Omit all images. Transcribe the rest of the material below exactly.

--- begin Data in this exercise ---

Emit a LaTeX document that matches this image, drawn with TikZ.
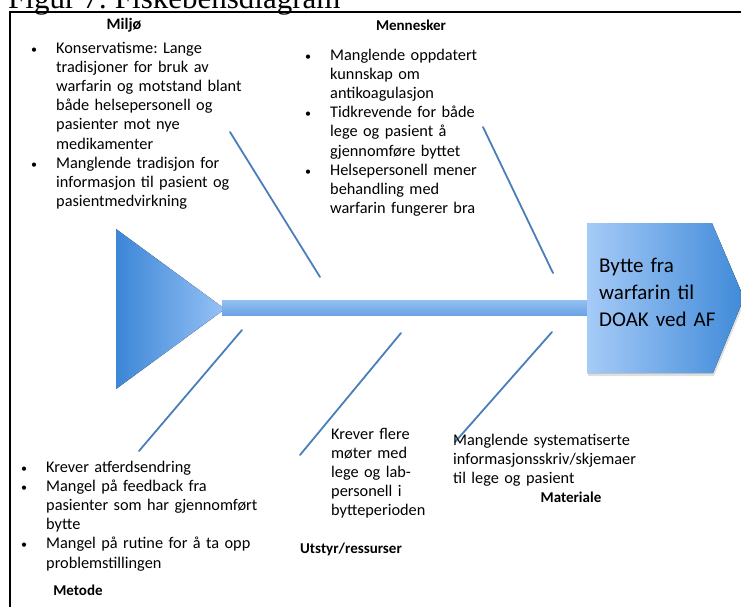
\documentclass[tikz,border=0pt]{standalone}
\usepackage{fontspec}
\setmainfont{Carlito}
\newfontfamily\captionserif{Liberation Serif}
\usepackage{xcolor}
\usetikzlibrary{positioning,shadows}
\frenchspacing

\definecolor{bone}{HTML}{4A7EBB}
\definecolor{taildark}{HTML}{3C86D7}
\definecolor{taillight}{HTML}{96C2F5}
\definecolor{headlight}{HTML}{A6CBF7}
\definecolor{headdark}{HTML}{3F8AD9}
\definecolor{spinetop}{HTML}{94C0F2}
\definecolor{spinebot}{HTML}{6BA4E4}

\newcommand{\bitem}[1]{\hangindent=24pt\hangafter=0\noindent\llap{{\fontsize{12}{12}\selectfont\textbullet}\hspace{19pt}}#1\par}

\begin{document}
\begin{tikzpicture}[x=1pt,y=-1pt,
    listtext/.style={anchor=base west,inner sep=0pt,align=left,font=\fontsize{16.3}{19.2}\selectfont},
    header/.style={anchor=base,inner sep=0pt,font=\fontsize{15}{18}\selectfont\bfseries},
    bonel/.style={draw=bone,line width=1.8pt,line cap=round}]
  \useasboundingbox (0,0) rectangle (741,606);
  % caption and frame, cut by the page
  \node[anchor=base west,inner sep=0pt,font=\captionserif\fontsize{31}{31}\selectfont] (figcap) at (8,8) {Figur 7: Fiskebensdiagram};
  \draw[line width=1.5pt] (10,620) |- (760,12);

  % tail, spine and head
  \fill[left color=taildark,right color=taillight] (116,229) -- (116,389) -- (225,309) -- cycle;
  \fill[top color=spinetop,bottom color=spinebot] (222,300) rectangle (590,315);
  \fill[left color=headlight,right color=headdark,
        drop shadow={shadow xshift=1pt,shadow yshift=-3pt,opacity=0.25}]
    (587,223) -- (712,223) -- (744,298) -- (713,373) -- (587,373) -- cycle;
  \node[listtext,text width=130pt,font=\fontsize{21}{27}\selectfont] (head) at (599,272)
    {Bytte fra\newline warfarin til\newline DOAK ved AF};

  % bones
  \coordinate (miljoA) at (230,132);   \coordinate (miljoB) at (320,277);
  \coordinate (mennA) at (483,127);    \coordinate (mennB) at (553,273);
  \coordinate (metodeA) at (242,330);  \coordinate (metodeB) at (139,451);
  \coordinate (utstyrA) at (401,333);  \coordinate (utstyrB) at (300,455);
  \coordinate (matA) at (552,332);     \coordinate (matB) at (455,442);
  \draw[bonel] (miljoA) -- (miljoB);
  \draw[bonel] (mennA) -- (mennB);
  \draw[bonel] (metodeA) -- (metodeB);
  \draw[bonel] (utstyrA) -- (utstyrB);
  \draw[bonel] (matA) -- (matB);

  % causes
  \node[header,font=\fontsize{16}{18}\selectfont\bfseries] (miljo) at (124,29) {Miljø};
  \node[listtext,text width=230pt] (miljotext) at (32,53)
    {\bitem{Konservatisme: Lange\newline tradisjoner for bruk av\newline warfarin og motstand blant\newline både helsepersonell og\newline pasienter mot nye\newline medikamenter}%
     \bitem{Manglende tradisjon for\newline informasjon til pasient og\newline pasientmedvirkning}};

  \node[header] (menn) at (411,30) {Mennesker};
  \node[listtext,text width=200pt] (menntext) at (306,60)
    {\bitem{Manglende oppdatert\newline kunnskap om\newline antikoagulasjon}%
     \bitem{Tidkrevende for både\newline lege og pasient å\newline gjennomføre byttet}%
     \bitem{Helsepersonell mener\newline behandling med\newline warfarin fungerer bra}};

  \node[listtext,text width=260pt] (metodetext) at (22,472)
    {\bitem{Krever atferdsendring}%
     \bitem{Mangel på feedback fra\newline pasienter som har gjennomført\newline bytte}%
     \bitem{Mangel på rutine for å ta opp\newline problemstillingen}};
  \node[header] (metode) at (78,595) {Metode};

  \node[listtext,text width=100pt] (utstyrtext) at (331,439)
    {Krever flere\newline møter med\newline lege og lab-\newline personell i\newline bytteperioden};
  \node[header,anchor=base west] (utstyr) at (300,553) {Utstyr/ressurser};

  \node[listtext,text width=230pt] (mattext) at (453,445)
    {Manglende systematiserte\newline informasjonsskriv/skjemaer\newline til lege og pasient};
  \node[header] (mat) at (571,502) {Materiale};
\end{tikzpicture}
\end{document}
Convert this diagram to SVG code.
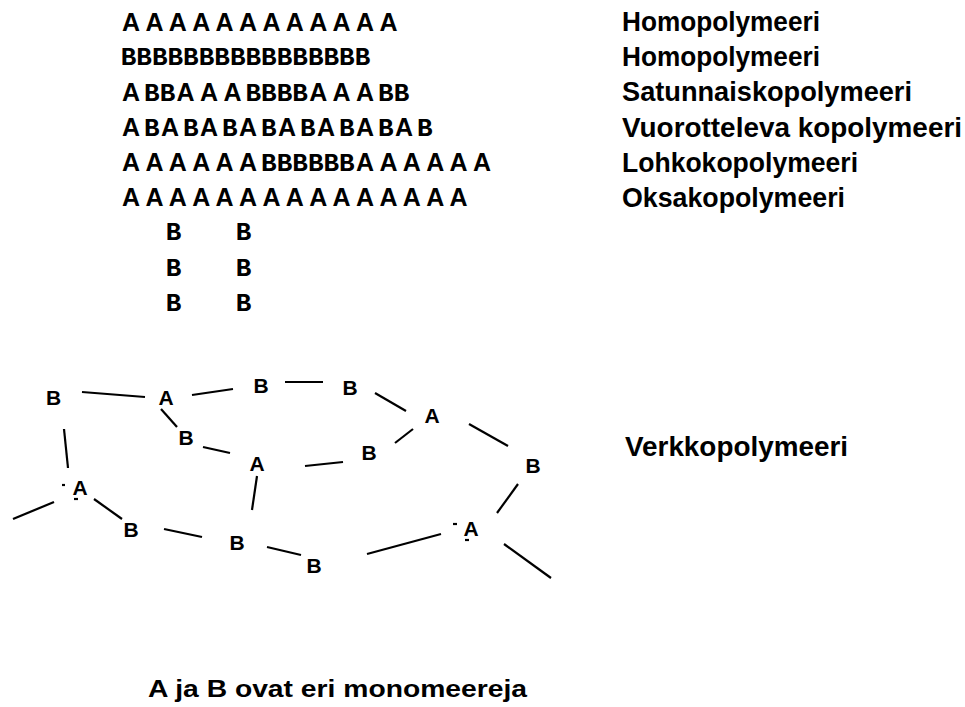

--- end Data in this exercise ---

_Exercise answer_
Emit a LaTeX document that matches this image, drawn with TikZ.
\documentclass[tikz,border=0pt]{standalone}
\usepackage{fontspec}
\setmainfont{Carlito}
\newfontfamily\captionserif{Liberation Serif}
\usepackage{xcolor}
\usetikzlibrary{positioning,shadows}
\frenchspacing

\definecolor{bone}{HTML}{4A7EBB}
\definecolor{taildark}{HTML}{3C86D7}
\definecolor{taillight}{HTML}{96C2F5}
\definecolor{headlight}{HTML}{A6CBF7}
\definecolor{headdark}{HTML}{3F8AD9}
\definecolor{spinetop}{HTML}{94C0F2}
\definecolor{spinebot}{HTML}{6BA4E4}

\newcommand{\bitem}[1]{\hangindent=24pt\hangafter=0\noindent\llap{{\fontsize{12}{12}\selectfont\textbullet}\hspace{19pt}}#1\par}

\begin{document}
\begin{tikzpicture}[x=1pt,y=-1pt,
    listtext/.style={anchor=base west,inner sep=0pt,align=left,font=\fontsize{16.3}{19.2}\selectfont},
    header/.style={anchor=base,inner sep=0pt,font=\fontsize{15}{18}\selectfont\bfseries},
    bonel/.style={draw=bone,line width=1.8pt,line cap=round}]
  \useasboundingbox (0,0) rectangle (741,606);
  % caption and frame, cut by the page
  \node[anchor=base west,inner sep=0pt,font=\captionserif\fontsize{31}{31}\selectfont] (figcap) at (8,8) {Figur 7: Fiskebensdiagram};
  \draw[line width=1.5pt] (10,620) |- (760,12);

  % tail, spine and head
  \fill[left color=taildark,right color=taillight] (116,229) -- (116,389) -- (225,309) -- cycle;
  \fill[top color=spinetop,bottom color=spinebot] (222,300) rectangle (590,315);
  \fill[left color=headlight,right color=headdark,
        drop shadow={shadow xshift=1pt,shadow yshift=-3pt,opacity=0.25}]
    (587,223) -- (712,223) -- (744,298) -- (713,373) -- (587,373) -- cycle;
  \node[listtext,text width=130pt,font=\fontsize{21}{27}\selectfont] (head) at (599,272)
    {Bytte fra\newline warfarin til\newline DOAK ved AF};

  % bones
  \coordinate (miljoA) at (230,132);   \coordinate (miljoB) at (320,277);
  \coordinate (mennA) at (483,127);    \coordinate (mennB) at (553,273);
  \coordinate (metodeA) at (242,330);  \coordinate (metodeB) at (139,451);
  \coordinate (utstyrA) at (401,333);  \coordinate (utstyrB) at (300,455);
  \coordinate (matA) at (552,332);     \coordinate (matB) at (455,442);
  \draw[bonel] (miljoA) -- (miljoB);
  \draw[bonel] (mennA) -- (mennB);
  \draw[bonel] (metodeA) -- (metodeB);
  \draw[bonel] (utstyrA) -- (utstyrB);
  \draw[bonel] (matA) -- (matB);

  % causes
  \node[header,font=\fontsize{16}{18}\selectfont\bfseries] (miljo) at (124,29) {Miljø};
  \node[listtext,text width=230pt] (miljotext) at (32,53)
    {\bitem{Konservatisme: Lange\newline tradisjoner for bruk av\newline warfarin og motstand blant\newline både helsepersonell og\newline pasienter mot nye\newline medikamenter}%
     \bitem{Manglende tradisjon for\newline informasjon til pasient og\newline pasientmedvirkning}};

  \node[header] (menn) at (411,30) {Mennesker};
  \node[listtext,text width=200pt] (menntext) at (306,60)
    {\bitem{Manglende oppdatert\newline kunnskap om\newline antikoagulasjon}%
     \bitem{Tidkrevende for både\newline lege og pasient å\newline gjennomføre byttet}%
     \bitem{Helsepersonell mener\newline behandling med\newline warfarin fungerer bra}};

  \node[listtext,text width=260pt] (metodetext) at (22,472)
    {\bitem{Krever atferdsendring}%
     \bitem{Mangel på feedback fra\newline pasienter som har gjennomført\newline bytte}%
     \bitem{Mangel på rutine for å ta opp\newline problemstillingen}};
  \node[header] (metode) at (78,595) {Metode};

  \node[listtext,text width=100pt] (utstyrtext) at (331,439)
    {Krever flere\newline møter med\newline lege og lab-\newline personell i\newline bytteperioden};
  \node[header,anchor=base west] (utstyr) at (300,553) {Utstyr/ressurser};

  \node[listtext,text width=230pt] (mattext) at (453,445)
    {Manglende systematiserte\newline informasjonsskriv/skjemaer\newline til lege og pasient};
  \node[header] (mat) at (571,502) {Materiale};
\end{tikzpicture}
\end{document}
Convert this diagram to SVG code.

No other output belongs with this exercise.